Sunday, August 11, 2013

Using Your Car for Your Small Business: Implications on your Taxes

Rental Car
There are all kinds of rules and regulations when it comes to deducting expenses for business vehicles on your taxes. But let's assume that you're not the CEO of a large corporation with a fleet of company vehicles. 

You're a small business owner using your personal vehicle for business purposes, and you want to know what kinds of deductions you're entitled to. If you keep accurate records of your mileage and auto repairs, this can be one of the biggest business deductions you make, and you're entitled to it even if you don't use the car for business a hundred percent of the time. How do you do the math? There are some important things to consider before you write off vehicle expenses which can help you get the maximum amount of money back, as well as make the process easier in the future.

1. The Standard Mileage Rate

There are two ways to deduct business vehicle mileage on your tax return. You can go with the standard mileage rate, which varies from year to year - it's 56.5 cents a gallon for 2013. You might think this amount is rather high, and it is, because choosing the standard mileage rate means you won't make separate deductions for vehicle repairs, insurance. or depreciation. It's all included in that standard rate. 

The standard rate is preferable for most average, economical cars, and it's important to remember that you must choose the standard rate the first year you use your car for business or you'll be forced to deduct that car using the actual expense method on all future tax returns. 

After the first year, you can switch back and forth between the methods, depending on how much your vehicle expenses are during the year. Most people prefer the standard mileage rate because it's much easier and only requires you to keep track of your mileage, not every cost you incur in relation to your car. If you drive a relatively affordable vehicle, it will more than cover the cost.

2. The Actual Expense Method

There are many reasons why a business owner might choose to deduct their vehicle expenses using the actual expense method rather than the standard rate. The most common reason is the fuel economy of your car. If you drive an SUV or van for your business, the standard rate might actually afford you much less money than what you truly spent on gas and repairs. Another reason is if your vehicle went through a lot of wear and tear that year and you want to deduct more money for repairs and depreciation than usual. 

Also, cars for hire services like limo or taxi companies must use this method every year.
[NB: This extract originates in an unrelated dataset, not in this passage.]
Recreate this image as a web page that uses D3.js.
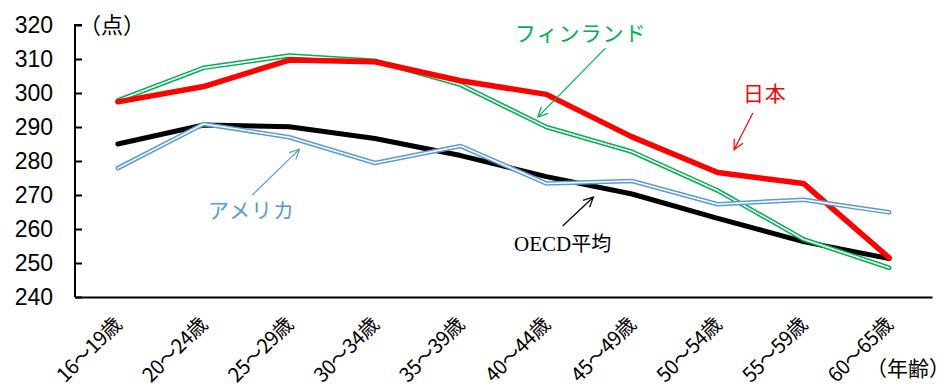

Whatever the reason, filing with the actual expense method will require a lot more math and a lot more records. You may need the help of a good accountant to go through your receipts and decide the right amount of money to claim for mileage, depreciation, mechanical work, insurance, and registration fees. Most people don't deduct actual expenses every year unless they drive an unusually large or expensive vehicle, but you might need to use it for certain years, depending on your circumstances.

My rental car

3. Determining Your Business Percentage

If you have a car that you only use for business part of the time, finding out how much your deduction is can be a simple equation. You must keep track of your business miles throughout the year, and then multiply that by the standard mileage rate. To get the percentage of time you used your car for business, multiply the business miles by the actual miles. 

Some people think they can get away with claiming 100 percent of their vehicle use as business use, but the IRS can usually spot the difference. If you are audited, only an accurate mileage log will allow you to keep your deductions, including how much you spent on gas, for people filing using actual expenses. And only true business travel counts towards your business percentage, not commuting to an office, and not driving around with your company's phone number on your window. Making deliveries, meeting with clients, and even going to the post office can be considered business trips.

Figuring out business vehicle expenses can be a tricky business, which is why many small business owners need an accounting service to help them with this and other business aspects of their taxes. But once you get a handle on what you can write off and how, you might find that there are many rewards during tax season for small business, and deducting the cost of driving is one of the biggest. It's good to know the government can give you the help you need when you're trying to make your mark on the market.